Pero entretanto comenzaba a insinuarse otra crisis no menos grave, esta vez no en el campo de la realidad sino en el de las ideas. Si el mundo occidental podía proclamar la legitimidad de su campaña de occidentalización era porque estaba seguro de la superioridad de su civilización, de su imagen del hombre y de la vida, de su programa y sus objetivos; esa seguridad provenía del desarrollo y firmeza de la concepción mecanicista del universo, del racionalismo y el cientificismo que progresivamente fueron conformando la concepción vulgar del mundo y la vida en el hombre occidental, y de la inquebrantable fe en el progreso que se había apoderado de él. Ahora bien, al finalizar el siglo XIX, todo ese sistema de ideas empieza a descubrir brechas importantes, primero en el seno de algunas minorías y poco a poco, en el siglo XX, entre sectores más amplios. En nombre de la vitalidad, o en nombre de la intuición, o en nombre de elementos irracionales exaltados de distintos modos y muchas veces en relación con un innegable despertar del sentimiento religioso, aquel sistema comenzó a perder la unanimidad de la adhesión en tanto que comenzaban a vislumbrarse innumerables posiciones disidentes.

Una primera etapa de maduración en este proceso en el que se interfiere la mentalidad tradicional con las nuevas formas de pensamiento se sitúa en las vísperas de la primera guerra mundial. El escepticismo comienza a apoderarse de importantes sectores de la opinión, acaso aquellos que tenían más influencia sobre el resto. Y la burguesía demostraba evidentemente su impotencia para mantener unidad de objetivos, compitiendo por los mismos fines con distintas banderas. Era una ocasión inmejorable para que los frutos que empezaban a madurar atrajeran todas las miradas. La primera guerra mundial destruyó tantas vidas y tantos bienes, que por primera vez no bastaron los argumentos tradicionales para justificar la catástrofe, cuya trama fue puesta al desnudo por innumerables voces. El escepticismo crecía por una parte, al tiempo que desaparecía por otra pero para dejar paso a una nueva fe que entrañaba la condenación de cuanto había movido hasta entonces la vida de los pueblos en su conjunto. Las clases parecieron más importantes que las nacionalidades, a partir sobre todo del momento en que una nación —Rusia— encarnó el predominio de la clase proletaria. Y al terminar la guerra quedó abierto el camino para lo que alguien llamó la revolución del nihilismo, para la era del kaputt.

Europa quedó escindida en diversos grupos y por distintas razones, y se perdieron los elementos comunes hasta entonces, más profundos que las disensiones políticas que podían ventilarse en las guerras hasta el siglo XIX. Quedó quebrada el alma de Europa, el crisol de la cultura occidental.

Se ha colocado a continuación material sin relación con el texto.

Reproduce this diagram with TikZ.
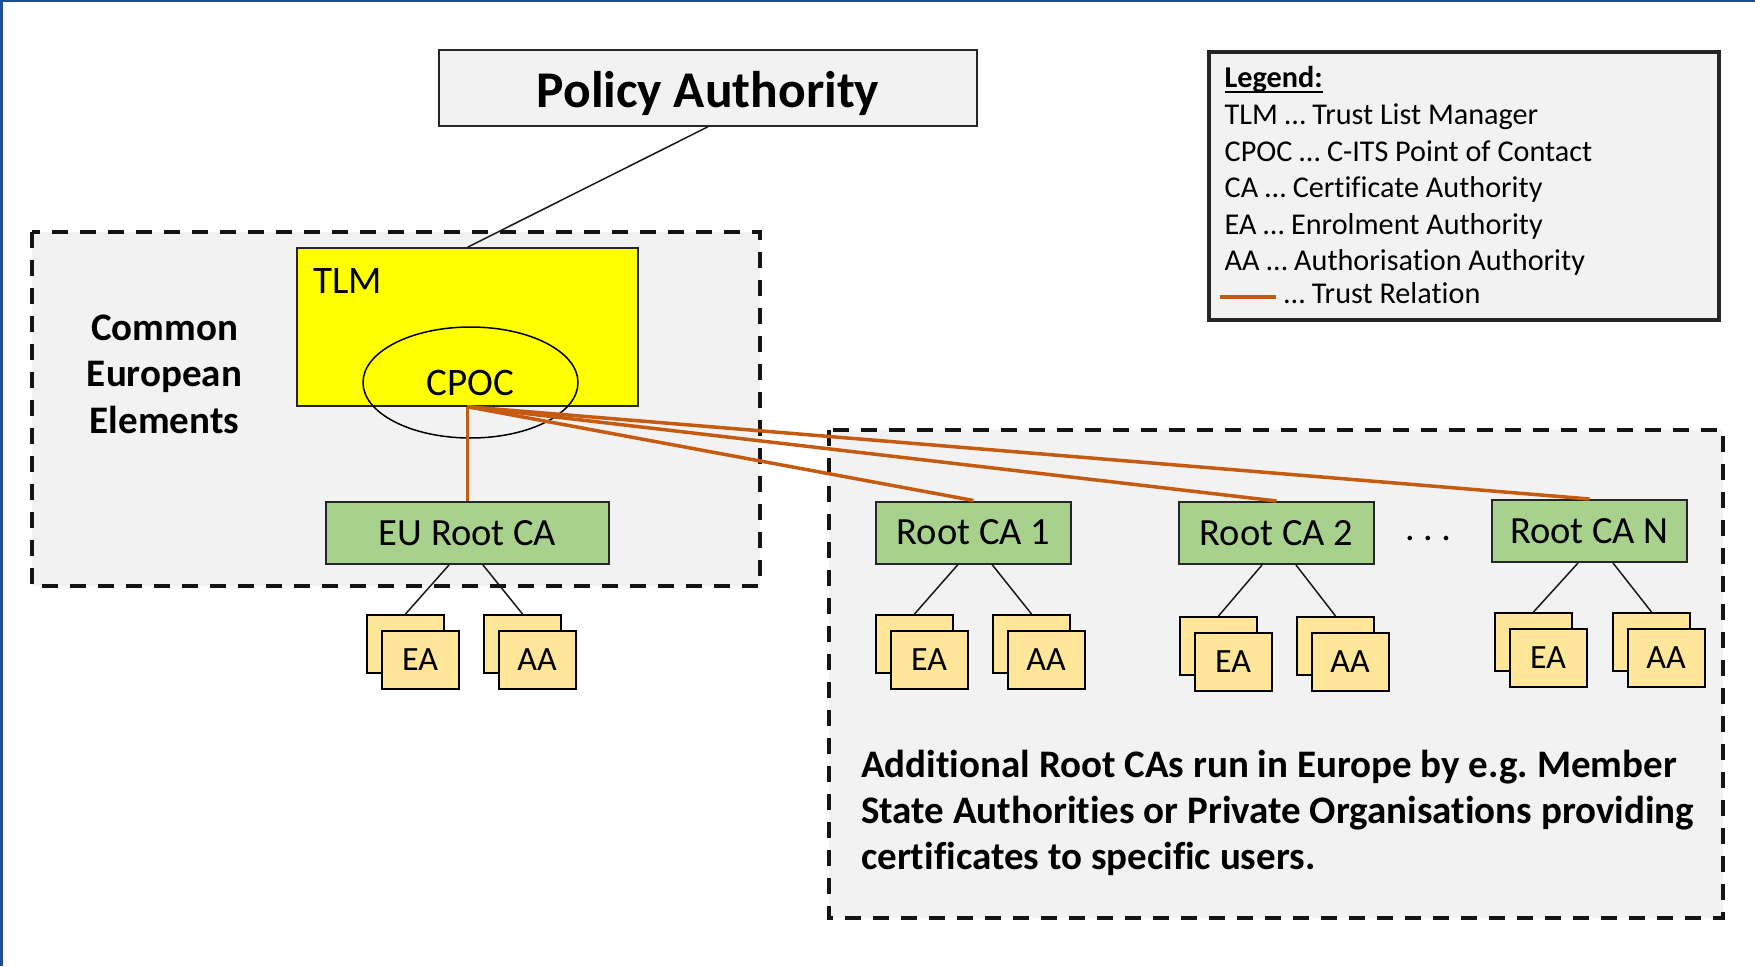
\documentclass[tikz,border=0pt]{standalone}
\usepackage{fontspec}
\setmainfont{Carlito}[Ligatures=NoCommon]
\usetikzlibrary{shapes.geometric}

\definecolor{panelgrey}{HTML}{F2F2F2}
\definecolor{tlmyellow}{HTML}{FFFF00}
\definecolor{cagreen}{HTML}{A9D18E}
\definecolor{subfill}{HTML}{FFE699}
\definecolor{trustorange}{HTML}{C55A11}
\definecolor{edgeblue}{HTML}{1F4E96}
\definecolor{ink}{HTML}{262626}

\begin{document}
\frenchspacing
\begin{tikzpicture}[x=1pt,y=-1pt,
  region/.style={draw=black!92, fill=panelgrey, line width=3.6pt, dash pattern=on 16pt off 12pt},
  rootbox/.style={draw=ink, fill=cagreen, line width=2pt, minimum height=62pt,
    inner sep=0pt, font=\fontsize{38.5}{46}\selectfont},
  subbox/.style={draw=black, fill=subfill, line width=2pt, minimum width=77pt,
    minimum height=58pt, inner sep=0pt, anchor=north west, font=\fontsize{34}{40}\selectfont},
  link/.style={draw=black!90, line width=1.5pt},
  trust/.style={draw=trustorange, line width=3.5pt},
  boldtext/.style={inner sep=0pt, font=\fontsize{39}{46.5}\selectfont\bfseries},
  legtext/.style={inner sep=0pt, anchor=base west, font=\fontsize{30.2}{36.5}\selectfont},
]
% canvas
\useasboundingbox (0,0) rectangle (1755,966);
\fill[white] (0,0) rectangle (1755,966);
\fill[edgeblue] (0,0) rectangle (3,966);
\fill[edgeblue] (0,0) rectangle (1755,2);

% dashed regions
\draw[region] (32,232) rectangle (760,586);
\draw[region] (829,430) rectangle (1723,918);

% policy authority
\node[draw=ink, fill=panelgrey, line width=1.5pt, minimum width=538pt, minimum height=76pt,
  inner sep=0pt, text height=38pt, text depth=0pt,
  font=\fontsize{51.5}{60}\selectfont\bfseries] (policy) at (708,88) {Policy Authority};

% legend
\node[draw=ink, fill=panelgrey, line width=3.8pt, minimum width=510pt, minimum height=268pt,
  inner sep=0pt, anchor=north west] (legend) at (1207,50) {};
\node[legtext, font=\fontsize{30.2}{36.5}\selectfont\bfseries] (legtitle) at (1224.5,88) {Legend:};
\draw[line width=1.8pt] ([yshift=-4pt]legtitle.base west) -- ([yshift=-4pt]legtitle.base east);
\node[legtext] (leg1) at (1224.5,124.5) {TLM … Trust List Manager};
\node[legtext] (leg2) at (1224.5,161) {CPOC … C-ITS Point of Contact};
\node[legtext] (leg3) at (1224.5,197.5) {CA … Certificate Authority};
\node[legtext] (leg4) at (1224.5,234) {EA … Enrolment Authority};
\node[legtext] (leg5) at (1224.5,270.5) {AA … Authorisation Authority};
\node[legtext] (leg6) at (1284,303) {… Trust Relation};
\coordinate (sampleA) at (1220,297);
\coordinate (sampleB) at (1276,297);
\draw[trust, line width=4pt] (sampleA) -- (sampleB);

% common european elements
\node[boldtext, anchor=base] (cee1) at (164.5,340) {Common};
\node[boldtext, anchor=base] (cee2) at (164.5,386.5) {European};
\node[boldtext, anchor=base] (cee3) at (164.5,433) {Elements};

% trust list manager with its point of contact
\node[draw=ink, fill=tlmyellow, line width=1.5pt, minimum width=341pt, minimum height=158pt,
  inner sep=0pt] (tlm) at (467.5,327) {};
\node[inner sep=0pt, anchor=base west, font=\fontsize{39}{46}\selectfont] (tlmlabel) at (313,293) {TLM};
\node[draw=black, line width=1.5pt, ellipse, minimum width=215pt, minimum height=111pt,
  inner sep=0pt, font=\fontsize{39}{46}\selectfont] (cpoc) at (470.5,382.5) {CPOC};

% root certificate authorities
\node[rootbox, minimum width=283pt] (eu) at (467.5,533) {EU Root CA};
\node[rootbox, minimum width=195pt] (r1) at (973.5,532.5) {Root CA 1};
\node[rootbox, minimum width=195pt] (r2) at (1276.5,533) {Root CA 2};
\node[rootbox, minimum width=195pt] (rN) at (1589.5,531) {Root CA N};
\node[inner sep=0pt, anchor=base, font=\fontsize{38}{46}\selectfont] (dots) at (1428,540) {. . .};

% enrolment and authorisation authority stacks
\foreach \n/\x/\y/\t in {euEA/366/614/EA, euAA/483/614/AA,
    r1EA/875/614/EA, r1AA/992/614/AA,
    r2EA/1179/616/EA, r2AA/1296/616/AA,
    rNEA/1494/612/EA, rNAA/1612/612/AA} {
  \node[subbox] (\n b) at (\x,\y) {};
  \node[subbox] (\n) at (\x+14.5,\y+16) {\t};
}

\draw[link] ([xshift=-18.5pt]eu.south) -- (euEAb.north);
\draw[link] ([xshift=15.5pt]eu.south) -- (euAAb.north);
\draw[link] ([xshift=-15.5pt]r1.south) -- (r1EAb.north);
\draw[link] ([xshift=18.5pt]r1.south) -- (r1AAb.north);
\draw[link] ([xshift=-14.5pt]r2.south) -- (r2EAb.north);
\draw[link] ([xshift=19.5pt]r2.south) -- (r2AAb.north);
\draw[link] ([xshift=-11.5pt]rN.south) -- (rNEAb.north);
\draw[link] ([xshift=23.5pt]rN.south) -- (rNAAb.north);

% policy link
\draw[link] (policy.south) -- (tlm.north);

% trust relations
\draw[trust] (tlm.south) -- (eu.north);
\draw[trust] (tlm.south) -- (r1.north);
\draw[trust] (tlm.south) -- (r2.north);
\draw[trust] (tlm.south) -- (rN.north);

% additional root CAs note
\node[boldtext, anchor=base west] (note1) at (861,777) {Additional Root CAs run in Europe by e.g. Member};
\node[boldtext, anchor=base west] (note2) at (861,823) {State Authorities or Private Organisations providing};
\node[boldtext, anchor=base west] (note3) at (861,869) {certificates to specific users.};
\end{tikzpicture}
\end{document}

Pero una Europa que se carcomía y se invalidaba a sí misma condenaba, naturalmente, toda aquella empresa de occidentalización del mundo que se había propuesto. ¿En nombre de qué? ¿Defendiendo qué principios indiscutibles, comunes antes a los rusos que avanzaban sobre Turquestán y Siberia y a los ingleses que penetraban en la India? A partir de este momento, está dentro del curso normal de los acontecimientos que se plantee la posibliidad de un nuevo reagrupamiento de países y de una redistribución del poder. Hace tres generaciones nadie discutía el derecho de Europa a “civilizar” el Asia. Hoy nadie lo justifica, excepto con argumentos que contienen más que estimulan la política expansiva.

El mundo occidental ha tecnificado al mundo oriental y le ha proporcionado a Rusia la doctrina con la cual ha operado su formidable resurgimiento. ¿Será imprescindible que ahora sucumba? Las perspectivas son distintas según el ángulo que se adopte para contemplarla. Sin duda Rusia ha adoptado una política de hegemonía asiática que hereda del Japón, como si se vengara de su derrota de 1905. Pero eso no significa que la influencia que proviene de Rusia sea necesariamente oriental. Rusia no es, por eso, Oriente, y su ascenso se ha operado, precisamente por obra de su occidentalización. Pero es que además la revolución no es Rusia, pues Inglaterra está haciendo la suya a su modo. La revolución no es el peligro que ensombrece a Europa. Tampoco es, necesariamente, el aniquilamiento de Rusia la panacea para la salvación de la civilización occidental. El problema es harto más complejo, y supone un reajuste de las relaciones con Asia. He aquí los temas fundamentales que debiera comprender un planteo histórico de la situación contemporánea, y acaso nuestra época vea aparecer al historiador que, frente a este conflicto de culturas, no menos sinuoso y equívoco que el que opuso antaño a griegos y persas, realice el justo balance que en su tiempo logró hacer el viejo Heródoto de Halicarnaso.